• [COLLECTED MATERIAL]
-----
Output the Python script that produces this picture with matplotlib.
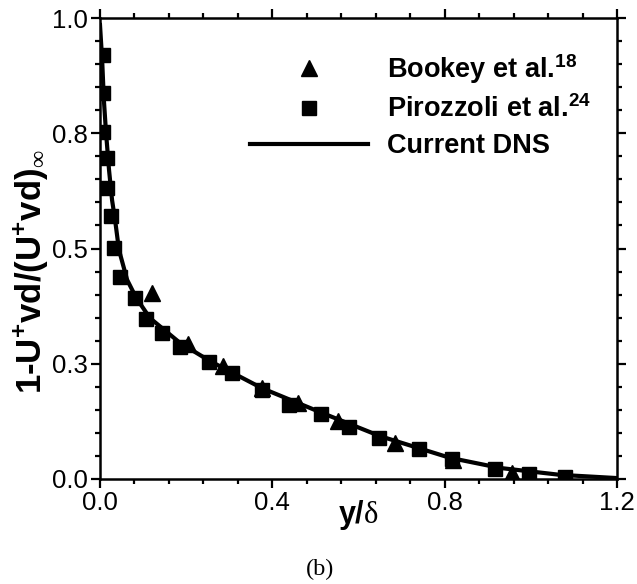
import matplotlib
matplotlib.use("Agg")
import matplotlib.pyplot as plt
from matplotlib.lines import Line2D
from matplotlib.ticker import MultipleLocator, FixedLocator

plt.rcParams["font.family"] = ["Liberation Sans", "DejaVu Sans"]
plt.rcParams["mathtext.fontset"] = "custom"
plt.rcParams["mathtext.rm"] = "Liberation Serif"
plt.rcParams["mathtext.bf"] = "Liberation Sans:bold"
plt.rcParams["mathtext.it"] = "Liberation Sans:italic"

# Bookey et al. (triangles)
bookey_x = [0.121, 0.204, 0.285, 0.376, 0.460, 0.552, 0.685, 0.819, 0.956]
bookey_y = [0.403, 0.293, 0.245, 0.197, 0.165, 0.126, 0.078, 0.041, 0.013]

# Pirozzoli et al. (squares)
piro_x = [0.007, 0.007, 0.007, 0.016, 0.016, 0.026, 0.032, 0.046, 0.081, 0.107,
          0.144, 0.186, 0.253, 0.306, 0.376, 0.439, 0.513, 0.578, 0.648, 0.740,
          0.817, 0.917, 0.996, 1.079]
piro_y = [0.920, 0.837, 0.753, 0.696, 0.631, 0.570, 0.501, 0.438, 0.393, 0.347,
          0.317, 0.286, 0.254, 0.230, 0.193, 0.161, 0.141, 0.113, 0.089, 0.065,
          0.043, 0.022, 0.011, 0.004]

# Current DNS profile
dns_x = [0.0, 0.005, 0.009, 0.014, 0.021, 0.028, 0.035, 0.044, 0.063, 0.084,
         0.116, 0.186, 0.255, 0.376, 0.511, 0.650, 0.812, 0.928, 1.068, 1.2]
dns_y = [0.985, 0.909, 0.822, 0.751, 0.670, 0.605, 0.562, 0.497, 0.432, 0.393,
         0.349, 0.295, 0.256, 0.197, 0.145, 0.093, 0.046, 0.024, 0.009, 0.002]

y_ticks = [0.0, 0.25, 0.5, 0.75, 1.0]
y_tick_labels = ["0.0", "0.3", "0.5", "0.8", "1.0"]
x_ticks = [0.0, 0.4, 0.8, 1.2]
x_tick_labels = ["0.0", "0.4", "0.8", "1.2"]

fig = plt.figure(figsize=(6.37, 5.84), dpi=100)
ax = fig.add_axes([100 / 637, 1 - 479 / 584, 517 / 637, 461 / 584])

ax.plot(dns_x, dns_y, color="black", lw=3.0, zorder=2)
ax.plot(bookey_x, bookey_y, ls="none", marker="^", ms=12, color="black", zorder=3)
ax.plot(piro_x, piro_y, ls="none", marker="s", ms=10.5, color="black", zorder=3)

ax.set_xlim(0, 1.2)
ax.set_ylim(0, 1.0)
ax.xaxis.set_major_locator(FixedLocator(x_ticks))
ax.set_xticklabels(x_tick_labels)
ax.xaxis.set_minor_locator(MultipleLocator(0.08))
ax.yaxis.set_major_locator(FixedLocator(y_ticks))
ax.set_yticklabels(y_tick_labels)
ax.yaxis.set_minor_locator(MultipleLocator(0.05))

for s in ax.spines.values():
    s.set_linewidth(1.8)
ax.tick_params(which="both", direction="out", top=True, right=True,
               labeltop=False, labelright=False, width=1.6)
ax.tick_params(which="major", length=6.5, labelsize=18.5, pad=2)
ax.tick_params(which="minor", length=3.5)

ax.set_xlabel(r"y/$\mathrm{\delta}$", fontsize=22, fontweight="bold")
ax.xaxis.label.set_va("center")
ax.xaxis.set_label_coords(0.5, -0.078)
ax.set_ylabel(r"1-U$^{\mathbf{+}}$vd/(U$^{\mathbf{+}}$vd)$_{\mathrm{\infty}}$",
              fontsize=25, fontweight="bold")
ax.yaxis.label.set_va("center")
ax.yaxis.set_label_coords(-0.135, 0.449)

handles = [
    Line2D([], [], ls="none", marker="^", ms=12, color="black"),
    Line2D([], [], ls="none", marker="s", ms=10.5, color="black"),
    Line2D([], [], color="black", lw=3.0),
]
labels = [r"Bookey et al.$^{\mathbf{18}}$", r"Pirozzoli et al.$^{\mathbf{24}}$",
          "Current DNS"]
leg = ax.legend(handles, labels, loc="upper left", bbox_to_anchor=(0.290, 0.926),
                frameon=False, borderpad=0, borderaxespad=0,
                handlelength=4.37, handletextpad=0.7,
                labelspacing=0.36, prop={"weight": "bold", "size": 19.5})

fig.text(320 / 637, 1 - 569 / 584, "(b)", ha="center", va="center",
         family="Liberation Serif", fontsize=17.5)

fig.savefig("out.png", dpi=100)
-----
• [GIVEN TASK]
Begin at the first line of the data above and repeat each line exactly, stopping after the line containing "0.078, 0.041, 0.013]". Omit the pictures.

• [SOLUTION FOR THIS PROBLEM]
Output the Python script that produces this picture with matplotlib.
import matplotlib
matplotlib.use("Agg")
import matplotlib.pyplot as plt
from matplotlib.lines import Line2D
from matplotlib.ticker import MultipleLocator, FixedLocator

plt.rcParams["font.family"] = ["Liberation Sans", "DejaVu Sans"]
plt.rcParams["mathtext.fontset"] = "custom"
plt.rcParams["mathtext.rm"] = "Liberation Serif"
plt.rcParams["mathtext.bf"] = "Liberation Sans:bold"
plt.rcParams["mathtext.it"] = "Liberation Sans:italic"

# Bookey et al. (triangles)
bookey_x = [0.121, 0.204, 0.285, 0.376, 0.460, 0.552, 0.685, 0.819, 0.956]
bookey_y = [0.403, 0.293, 0.245, 0.197, 0.165, 0.126, 0.078, 0.041, 0.013]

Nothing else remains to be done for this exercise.